▶ **Written exercise**
Give every entry again, word for word.

*****

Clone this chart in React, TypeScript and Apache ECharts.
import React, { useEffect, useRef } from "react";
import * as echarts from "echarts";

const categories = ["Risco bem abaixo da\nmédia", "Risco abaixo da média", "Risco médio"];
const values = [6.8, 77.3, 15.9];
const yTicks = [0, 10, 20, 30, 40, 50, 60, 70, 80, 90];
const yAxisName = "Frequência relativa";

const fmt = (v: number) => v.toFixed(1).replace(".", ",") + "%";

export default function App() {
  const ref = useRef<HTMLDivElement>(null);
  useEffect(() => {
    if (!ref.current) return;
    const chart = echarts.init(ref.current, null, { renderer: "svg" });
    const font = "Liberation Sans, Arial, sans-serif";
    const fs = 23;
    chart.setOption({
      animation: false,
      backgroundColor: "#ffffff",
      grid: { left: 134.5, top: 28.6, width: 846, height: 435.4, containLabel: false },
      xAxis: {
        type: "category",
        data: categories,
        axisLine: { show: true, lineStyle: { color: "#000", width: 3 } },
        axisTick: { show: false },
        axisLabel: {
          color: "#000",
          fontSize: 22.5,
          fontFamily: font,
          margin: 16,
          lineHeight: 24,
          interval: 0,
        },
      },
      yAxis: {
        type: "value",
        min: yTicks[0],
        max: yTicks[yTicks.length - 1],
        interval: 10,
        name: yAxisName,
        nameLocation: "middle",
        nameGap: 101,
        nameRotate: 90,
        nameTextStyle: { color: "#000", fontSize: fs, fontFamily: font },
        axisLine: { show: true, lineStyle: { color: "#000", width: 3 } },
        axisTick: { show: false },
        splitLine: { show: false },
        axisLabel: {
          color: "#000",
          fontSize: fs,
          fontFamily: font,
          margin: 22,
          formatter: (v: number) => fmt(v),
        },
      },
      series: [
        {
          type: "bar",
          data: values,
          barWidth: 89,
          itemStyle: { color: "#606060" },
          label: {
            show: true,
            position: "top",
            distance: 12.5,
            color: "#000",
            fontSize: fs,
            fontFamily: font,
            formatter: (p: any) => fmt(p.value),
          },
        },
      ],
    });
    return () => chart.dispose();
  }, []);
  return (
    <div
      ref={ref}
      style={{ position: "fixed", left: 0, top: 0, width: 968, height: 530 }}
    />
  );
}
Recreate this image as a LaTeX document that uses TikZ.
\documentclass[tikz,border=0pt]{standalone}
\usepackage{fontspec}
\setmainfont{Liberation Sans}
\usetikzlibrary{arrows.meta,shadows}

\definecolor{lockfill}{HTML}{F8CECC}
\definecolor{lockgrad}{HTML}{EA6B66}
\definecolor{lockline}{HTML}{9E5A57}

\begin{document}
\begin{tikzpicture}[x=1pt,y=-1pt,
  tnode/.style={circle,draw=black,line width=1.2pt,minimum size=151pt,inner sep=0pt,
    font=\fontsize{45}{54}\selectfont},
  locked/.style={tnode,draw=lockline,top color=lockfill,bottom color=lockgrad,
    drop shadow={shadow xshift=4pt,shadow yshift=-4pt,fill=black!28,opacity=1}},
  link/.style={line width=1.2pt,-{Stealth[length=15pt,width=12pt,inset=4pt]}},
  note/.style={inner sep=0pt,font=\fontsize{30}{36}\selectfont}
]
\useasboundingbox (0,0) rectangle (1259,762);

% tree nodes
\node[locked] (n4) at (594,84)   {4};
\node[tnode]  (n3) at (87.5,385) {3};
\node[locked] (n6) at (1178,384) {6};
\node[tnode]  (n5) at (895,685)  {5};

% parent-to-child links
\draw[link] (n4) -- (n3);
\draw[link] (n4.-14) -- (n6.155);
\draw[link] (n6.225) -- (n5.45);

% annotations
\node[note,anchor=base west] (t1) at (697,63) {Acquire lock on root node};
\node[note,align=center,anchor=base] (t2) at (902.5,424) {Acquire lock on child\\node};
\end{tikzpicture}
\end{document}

*****

▶ **Exercise answer**
Clone this chart in React, TypeScript and Apache ECharts.
import React, { useEffect, useRef } from "react";
import * as echarts from "echarts";

const categories = ["Risco bem abaixo da\nmédia", "Risco abaixo da média", "Risco médio"];
const values = [6.8, 77.3, 15.9];
const yTicks = [0, 10, 20, 30, 40, 50, 60, 70, 80, 90];
const yAxisName = "Frequência relativa";

const fmt = (v: number) => v.toFixed(1).replace(".", ",") + "%";

export default function App() {
  const ref = useRef<HTMLDivElement>(null);
  useEffect(() => {
    if (!ref.current) return;
    const chart = echarts.init(ref.current, null, { renderer: "svg" });
    const font = "Liberation Sans, Arial, sans-serif";
    const fs = 23;
    chart.setOption({
      animation: false,
      backgroundColor: "#ffffff",
      grid: { left: 134.5, top: 28.6, width: 846, height: 435.4, containLabel: false },
      xAxis: {
        type: "category",
        data: categories,
        axisLine: { show: true, lineStyle: { color: "#000", width: 3 } },
        axisTick: { show: false },
        axisLabel: {
          color: "#000",
          fontSize: 22.5,
          fontFamily: font,
          margin: 16,
          lineHeight: 24,
          interval: 0,
        },
      },
      yAxis: {
        type: "value",
        min: yTicks[0],
        max: yTicks[yTicks.length - 1],
        interval: 10,
        name: yAxisName,
        nameLocation: "middle",
        nameGap: 101,
        nameRotate: 90,
        nameTextStyle: { color: "#000", fontSize: fs, fontFamily: font },
        axisLine: { show: true, lineStyle: { color: "#000", width: 3 } },
        axisTick: { show: false },
        splitLine: { show: false },
        axisLabel: {
          color: "#000",
          fontSize: fs,
          fontFamily: font,
          margin: 22,
          formatter: (v: number) => fmt(v),
        },
      },
      series: [
        {
          type: "bar",
          data: values,
          barWidth: 89,
          itemStyle: { color: "#606060" },
          label: {
            show: true,
            position: "top",
            distance: 12.5,
            color: "#000",
            fontSize: fs,
            fontFamily: font,
            formatter: (p: any) => fmt(p.value),
          },
        },
      ],
    });
    return () => chart.dispose();
  }, []);
  return (
    <div
      ref={ref}
      style={{ position: "fixed", left: 0, top: 0, width: 968, height: 530 }}
    />
  );
}
Recreate this image as a LaTeX document that uses TikZ.
\documentclass[tikz,border=0pt]{standalone}
\usepackage{fontspec}
\setmainfont{Liberation Sans}
\usetikzlibrary{arrows.meta,shadows}

\definecolor{lockfill}{HTML}{F8CECC}
\definecolor{lockgrad}{HTML}{EA6B66}
\definecolor{lockline}{HTML}{9E5A57}

\begin{document}
\begin{tikzpicture}[x=1pt,y=-1pt,
  tnode/.style={circle,draw=black,line width=1.2pt,minimum size=151pt,inner sep=0pt,
    font=\fontsize{45}{54}\selectfont},
  locked/.style={tnode,draw=lockline,top color=lockfill,bottom color=lockgrad,
    drop shadow={shadow xshift=4pt,shadow yshift=-4pt,fill=black!28,opacity=1}},
  link/.style={line width=1.2pt,-{Stealth[length=15pt,width=12pt,inset=4pt]}},
  note/.style={inner sep=0pt,font=\fontsize{30}{36}\selectfont}
]
\useasboundingbox (0,0) rectangle (1259,762);

% tree nodes
\node[locked] (n4) at (594,84)   {4};
\node[tnode]  (n3) at (87.5,385) {3};
\node[locked] (n6) at (1178,384) {6};
\node[tnode]  (n5) at (895,685)  {5};

% parent-to-child links
\draw[link] (n4) -- (n3);
\draw[link] (n4.-14) -- (n6.155);
\draw[link] (n6.225) -- (n5.45);

% annotations
\node[note,anchor=base west] (t1) at (697,63) {Acquire lock on root node};
\node[note,align=center,anchor=base] (t2) at (902.5,424) {Acquire lock on child\\node};
\end{tikzpicture}
\end{document}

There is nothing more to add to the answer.